BEGIN Material for the task

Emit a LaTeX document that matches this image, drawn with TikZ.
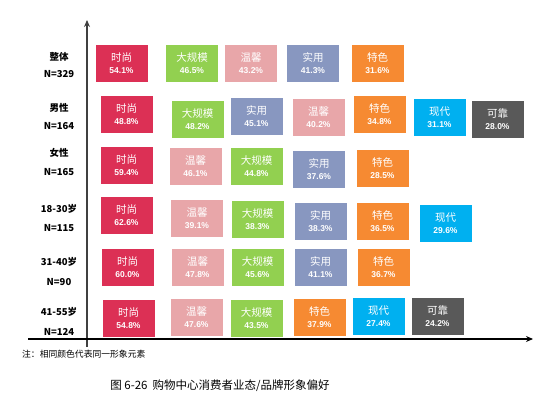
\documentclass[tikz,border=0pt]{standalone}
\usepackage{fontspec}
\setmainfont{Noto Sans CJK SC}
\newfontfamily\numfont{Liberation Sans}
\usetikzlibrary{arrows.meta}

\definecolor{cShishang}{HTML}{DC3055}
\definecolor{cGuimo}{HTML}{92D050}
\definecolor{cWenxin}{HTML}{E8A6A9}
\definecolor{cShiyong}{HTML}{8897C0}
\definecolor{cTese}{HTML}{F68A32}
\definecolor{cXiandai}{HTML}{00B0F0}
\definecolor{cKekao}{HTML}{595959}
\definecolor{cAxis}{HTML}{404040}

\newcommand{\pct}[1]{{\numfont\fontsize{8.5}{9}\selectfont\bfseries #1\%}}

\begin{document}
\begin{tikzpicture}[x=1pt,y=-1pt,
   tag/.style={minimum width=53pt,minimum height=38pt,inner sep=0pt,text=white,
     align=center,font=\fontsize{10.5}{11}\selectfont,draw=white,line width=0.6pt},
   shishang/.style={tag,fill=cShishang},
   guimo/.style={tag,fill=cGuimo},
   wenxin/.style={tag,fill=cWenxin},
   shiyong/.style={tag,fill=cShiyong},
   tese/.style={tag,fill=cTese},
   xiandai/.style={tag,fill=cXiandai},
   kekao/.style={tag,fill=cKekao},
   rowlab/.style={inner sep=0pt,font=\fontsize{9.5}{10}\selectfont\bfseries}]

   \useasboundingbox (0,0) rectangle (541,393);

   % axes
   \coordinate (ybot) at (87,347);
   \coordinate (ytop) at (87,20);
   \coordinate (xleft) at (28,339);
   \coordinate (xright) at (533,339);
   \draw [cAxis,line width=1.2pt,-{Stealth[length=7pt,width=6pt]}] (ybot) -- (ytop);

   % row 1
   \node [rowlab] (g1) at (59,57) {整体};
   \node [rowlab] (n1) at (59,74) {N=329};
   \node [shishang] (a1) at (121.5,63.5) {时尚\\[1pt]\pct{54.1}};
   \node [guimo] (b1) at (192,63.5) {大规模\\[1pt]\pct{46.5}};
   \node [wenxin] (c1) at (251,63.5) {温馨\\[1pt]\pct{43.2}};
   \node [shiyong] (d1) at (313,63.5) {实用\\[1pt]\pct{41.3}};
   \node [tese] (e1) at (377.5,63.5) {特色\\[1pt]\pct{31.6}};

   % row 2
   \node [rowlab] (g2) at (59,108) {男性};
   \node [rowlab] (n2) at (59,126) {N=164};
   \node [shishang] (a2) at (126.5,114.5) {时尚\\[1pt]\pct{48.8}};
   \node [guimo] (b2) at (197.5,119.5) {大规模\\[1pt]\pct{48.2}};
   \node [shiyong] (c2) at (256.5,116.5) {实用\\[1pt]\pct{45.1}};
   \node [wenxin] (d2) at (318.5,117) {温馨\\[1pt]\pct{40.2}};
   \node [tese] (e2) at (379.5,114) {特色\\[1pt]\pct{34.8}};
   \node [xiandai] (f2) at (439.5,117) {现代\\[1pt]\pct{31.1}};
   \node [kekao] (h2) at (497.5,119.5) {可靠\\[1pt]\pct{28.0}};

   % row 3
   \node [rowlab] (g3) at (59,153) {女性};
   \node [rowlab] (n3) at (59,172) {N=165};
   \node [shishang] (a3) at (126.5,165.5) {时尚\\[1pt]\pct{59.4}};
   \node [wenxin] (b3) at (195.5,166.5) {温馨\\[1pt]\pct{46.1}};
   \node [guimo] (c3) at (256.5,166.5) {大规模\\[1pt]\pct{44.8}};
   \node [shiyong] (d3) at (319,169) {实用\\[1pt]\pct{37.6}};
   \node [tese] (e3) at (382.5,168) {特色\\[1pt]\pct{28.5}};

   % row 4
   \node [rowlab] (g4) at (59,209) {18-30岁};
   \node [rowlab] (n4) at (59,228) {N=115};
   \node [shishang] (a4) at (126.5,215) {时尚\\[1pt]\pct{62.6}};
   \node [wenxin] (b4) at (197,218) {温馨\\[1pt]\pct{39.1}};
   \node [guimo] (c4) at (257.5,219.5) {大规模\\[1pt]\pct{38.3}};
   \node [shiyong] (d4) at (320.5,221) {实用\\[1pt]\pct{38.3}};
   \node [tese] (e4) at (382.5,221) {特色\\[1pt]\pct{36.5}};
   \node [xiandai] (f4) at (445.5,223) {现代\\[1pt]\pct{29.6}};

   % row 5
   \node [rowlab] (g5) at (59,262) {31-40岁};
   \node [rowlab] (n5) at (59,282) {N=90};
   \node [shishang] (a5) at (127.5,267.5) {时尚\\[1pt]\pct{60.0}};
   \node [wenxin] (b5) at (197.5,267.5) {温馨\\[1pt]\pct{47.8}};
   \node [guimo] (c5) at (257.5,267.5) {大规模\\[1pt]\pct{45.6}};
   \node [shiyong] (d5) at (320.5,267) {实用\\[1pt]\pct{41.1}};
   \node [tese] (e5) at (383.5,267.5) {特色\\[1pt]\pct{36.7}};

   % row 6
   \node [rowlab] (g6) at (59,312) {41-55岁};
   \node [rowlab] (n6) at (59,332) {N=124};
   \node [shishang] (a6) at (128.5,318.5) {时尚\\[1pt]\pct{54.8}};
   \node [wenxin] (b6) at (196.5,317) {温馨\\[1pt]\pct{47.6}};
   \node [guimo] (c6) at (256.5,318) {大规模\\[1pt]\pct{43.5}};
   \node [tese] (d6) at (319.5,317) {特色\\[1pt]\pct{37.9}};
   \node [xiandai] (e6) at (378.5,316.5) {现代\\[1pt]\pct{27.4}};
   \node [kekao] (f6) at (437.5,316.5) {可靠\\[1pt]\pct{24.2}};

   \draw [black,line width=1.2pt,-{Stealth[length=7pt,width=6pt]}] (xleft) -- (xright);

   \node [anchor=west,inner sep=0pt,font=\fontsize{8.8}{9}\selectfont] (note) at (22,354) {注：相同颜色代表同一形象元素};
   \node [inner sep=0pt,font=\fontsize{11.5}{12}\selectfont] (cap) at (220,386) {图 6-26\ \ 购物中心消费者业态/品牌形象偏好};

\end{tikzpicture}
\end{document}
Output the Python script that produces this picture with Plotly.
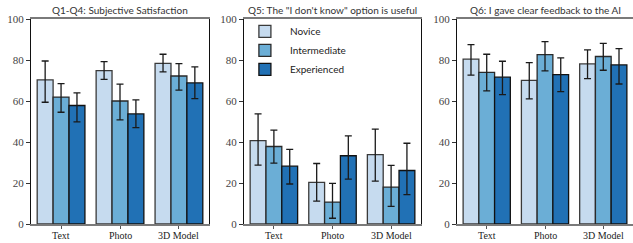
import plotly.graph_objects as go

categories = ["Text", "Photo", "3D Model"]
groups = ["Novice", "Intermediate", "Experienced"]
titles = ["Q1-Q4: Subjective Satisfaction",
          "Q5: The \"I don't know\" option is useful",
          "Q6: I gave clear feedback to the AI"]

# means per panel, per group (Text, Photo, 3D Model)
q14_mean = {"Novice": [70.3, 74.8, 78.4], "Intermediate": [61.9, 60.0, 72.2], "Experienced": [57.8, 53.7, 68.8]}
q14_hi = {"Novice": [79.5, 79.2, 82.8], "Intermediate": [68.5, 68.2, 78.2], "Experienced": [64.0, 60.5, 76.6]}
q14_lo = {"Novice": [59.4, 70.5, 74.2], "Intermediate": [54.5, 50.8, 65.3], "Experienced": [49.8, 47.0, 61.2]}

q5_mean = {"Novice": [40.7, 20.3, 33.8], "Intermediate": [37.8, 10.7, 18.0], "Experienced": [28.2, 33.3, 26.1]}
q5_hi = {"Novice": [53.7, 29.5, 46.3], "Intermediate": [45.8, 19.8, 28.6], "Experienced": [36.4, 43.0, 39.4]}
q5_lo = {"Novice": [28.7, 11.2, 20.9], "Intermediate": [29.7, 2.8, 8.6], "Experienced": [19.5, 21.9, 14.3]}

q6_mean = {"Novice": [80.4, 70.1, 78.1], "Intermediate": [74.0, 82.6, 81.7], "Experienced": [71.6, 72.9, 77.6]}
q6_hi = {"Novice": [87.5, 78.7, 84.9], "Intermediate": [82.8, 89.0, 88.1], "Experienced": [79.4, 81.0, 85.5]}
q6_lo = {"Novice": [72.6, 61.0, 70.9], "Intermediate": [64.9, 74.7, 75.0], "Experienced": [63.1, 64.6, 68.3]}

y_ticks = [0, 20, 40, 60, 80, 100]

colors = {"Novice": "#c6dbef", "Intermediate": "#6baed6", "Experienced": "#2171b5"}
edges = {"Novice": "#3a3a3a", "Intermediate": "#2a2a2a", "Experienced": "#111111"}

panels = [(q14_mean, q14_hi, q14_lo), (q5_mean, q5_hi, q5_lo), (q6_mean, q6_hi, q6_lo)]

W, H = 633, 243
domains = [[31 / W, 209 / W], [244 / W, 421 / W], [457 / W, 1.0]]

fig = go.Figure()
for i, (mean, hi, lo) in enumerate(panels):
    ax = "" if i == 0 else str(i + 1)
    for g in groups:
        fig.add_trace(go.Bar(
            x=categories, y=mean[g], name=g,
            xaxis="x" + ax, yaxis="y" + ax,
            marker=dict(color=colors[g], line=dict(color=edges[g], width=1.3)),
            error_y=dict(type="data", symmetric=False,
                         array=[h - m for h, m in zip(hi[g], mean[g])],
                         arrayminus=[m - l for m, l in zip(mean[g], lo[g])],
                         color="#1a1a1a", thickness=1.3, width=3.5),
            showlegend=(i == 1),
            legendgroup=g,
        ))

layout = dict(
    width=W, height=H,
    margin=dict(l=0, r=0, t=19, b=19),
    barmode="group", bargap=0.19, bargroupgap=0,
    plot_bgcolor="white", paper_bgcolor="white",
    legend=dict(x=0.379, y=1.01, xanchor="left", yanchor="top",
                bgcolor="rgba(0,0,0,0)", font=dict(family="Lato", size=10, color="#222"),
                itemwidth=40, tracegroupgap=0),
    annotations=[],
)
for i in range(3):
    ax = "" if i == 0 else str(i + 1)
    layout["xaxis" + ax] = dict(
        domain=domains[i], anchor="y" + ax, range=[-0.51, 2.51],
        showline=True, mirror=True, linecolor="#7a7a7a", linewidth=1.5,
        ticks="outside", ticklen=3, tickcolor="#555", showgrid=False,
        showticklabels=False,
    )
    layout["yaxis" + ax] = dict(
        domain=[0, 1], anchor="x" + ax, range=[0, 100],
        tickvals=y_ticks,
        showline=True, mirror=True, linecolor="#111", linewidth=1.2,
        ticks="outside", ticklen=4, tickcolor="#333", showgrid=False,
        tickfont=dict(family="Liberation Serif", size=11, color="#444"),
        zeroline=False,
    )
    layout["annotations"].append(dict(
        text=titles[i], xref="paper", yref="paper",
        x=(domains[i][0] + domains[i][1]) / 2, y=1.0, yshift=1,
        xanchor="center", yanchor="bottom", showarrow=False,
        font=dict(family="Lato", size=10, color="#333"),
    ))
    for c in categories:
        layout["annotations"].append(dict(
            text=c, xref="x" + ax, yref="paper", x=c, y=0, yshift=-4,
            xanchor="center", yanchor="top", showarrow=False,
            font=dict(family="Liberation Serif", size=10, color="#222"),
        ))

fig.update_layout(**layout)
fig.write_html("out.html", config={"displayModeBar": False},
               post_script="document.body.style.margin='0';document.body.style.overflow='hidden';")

END Material for the task

What to do:
Keep to the stretch from the line containing "Output the Python" through the line containing "domains = [[31", both ends included, and copy it exactly from the listing above, minus the pictures.

Task output:
Output the Python script that produces this picture with Plotly.
import plotly.graph_objects as go

categories = ["Text", "Photo", "3D Model"]
groups = ["Novice", "Intermediate", "Experienced"]
titles = ["Q1-Q4: Subjective Satisfaction",
          "Q5: The \"I don't know\" option is useful",
          "Q6: I gave clear feedback to the AI"]

# means per panel, per group (Text, Photo, 3D Model)
q14_mean = {"Novice": [70.3, 74.8, 78.4], "Intermediate": [61.9, 60.0, 72.2], "Experienced": [57.8, 53.7, 68.8]}
q14_hi = {"Novice": [79.5, 79.2, 82.8], "Intermediate": [68.5, 68.2, 78.2], "Experienced": [64.0, 60.5, 76.6]}
q14_lo = {"Novice": [59.4, 70.5, 74.2], "Intermediate": [54.5, 50.8, 65.3], "Experienced": [49.8, 47.0, 61.2]}

q5_mean = {"Novice": [40.7, 20.3, 33.8], "Intermediate": [37.8, 10.7, 18.0], "Experienced": [28.2, 33.3, 26.1]}
q5_hi = {"Novice": [53.7, 29.5, 46.3], "Intermediate": [45.8, 19.8, 28.6], "Experienced": [36.4, 43.0, 39.4]}
q5_lo = {"Novice": [28.7, 11.2, 20.9], "Intermediate": [29.7, 2.8, 8.6], "Experienced": [19.5, 21.9, 14.3]}

q6_mean = {"Novice": [80.4, 70.1, 78.1], "Intermediate": [74.0, 82.6, 81.7], "Experienced": [71.6, 72.9, 77.6]}
q6_hi = {"Novice": [87.5, 78.7, 84.9], "Intermediate": [82.8, 89.0, 88.1], "Experienced": [79.4, 81.0, 85.5]}
q6_lo = {"Novice": [72.6, 61.0, 70.9], "Intermediate": [64.9, 74.7, 75.0], "Experienced": [63.1, 64.6, 68.3]}

y_ticks = [0, 20, 40, 60, 80, 100]

colors = {"Novice": "#c6dbef", "Intermediate": "#6baed6", "Experienced": "#2171b5"}
edges = {"Novice": "#3a3a3a", "Intermediate": "#2a2a2a", "Experienced": "#111111"}

panels = [(q14_mean, q14_hi, q14_lo), (q5_mean, q5_hi, q5_lo), (q6_mean, q6_hi, q6_lo)]

W, H = 633, 243
domains = [[31 / W, 209 / W], [244 / W, 421 / W], [457 / W, 1.0]]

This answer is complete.